Blinken: No Sign Yet Iran Will Take Steps Needed to Remove Sanctions

Blinken: No Sign Yet Iran Will Take Steps Needed to Remove Sanctions
U.S. Secretary of State Antony Blinken attends a news conference with Britain's Foreign Secretary Dominic Raab following their bilateral meeting, during the G7 foreign ministers meeting, in London, Britain May 3, 2021. (Ben Stansall/Pool via Reuters)
Reuters
5/23/2021
Updated:
5/26/2021

WASHINGTON—Secretary of State Antony Blinken on Sunday said the United States has not seen yet whether Iran will move to comply with its nuclear commitments in order to have sanctions removed even as ongoing talks have shown progress.

Iran’s president last week said the United States was ready to lift trade sanctions, although a senior Iranian official contradicted him and European diplomats said difficult issues remained.

Indirect talks have been underway in Vienna as the Biden administration seeks a path forward with Iran, including how Tehran can resume compliance with its 2105 nuclear deal with world powers.

“Iran, I think, knows what it needs to do to come back into compliance on the nuclear side, and what we haven’t yet seen is whether Iran is ready and willing to make a decision to do what it has to do. That’s the test and we don’t yet have an answer,” Blinken told ABC News’ “This Week With George Stephanopoulos” program.

With a fifth round of talks in coming days, Blinken said the discussions have clarified what both sides needed to do, telling CNN’s “Fareed Zakaria GPS” program: “We’ve actually made progress.”

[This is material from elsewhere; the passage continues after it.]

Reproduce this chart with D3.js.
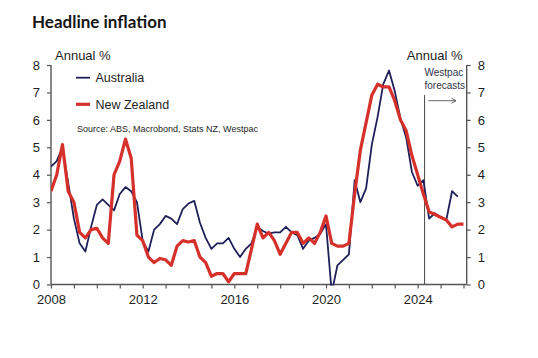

The United States abandoned the international pact in 2018 under former President Donald Trump, who reimposed sanctions on Iran’s oil, banking and shipping sectors.

President Joe Biden, who succeeded Trump in January, has said he believes Iran is seriously engaging in talks but that it remained unclear what steps Tehran would actually take to comply with the deal, which was cemented when Biden was vice president under former President Barack Obama.

If both sides can return to the original deal, Blinken told CNN on Sunday, “then we can use that as a foundation both to look at how to make the deal itself potentially longer and stronger—and also engage on these other issues, whether it’s Iran’s support for terrorism ... its destabilizing support for different proxies throughout the Middle East.”

But, he said on ABC: “The first thing that we need to do is put the nuclear problem back in the box.”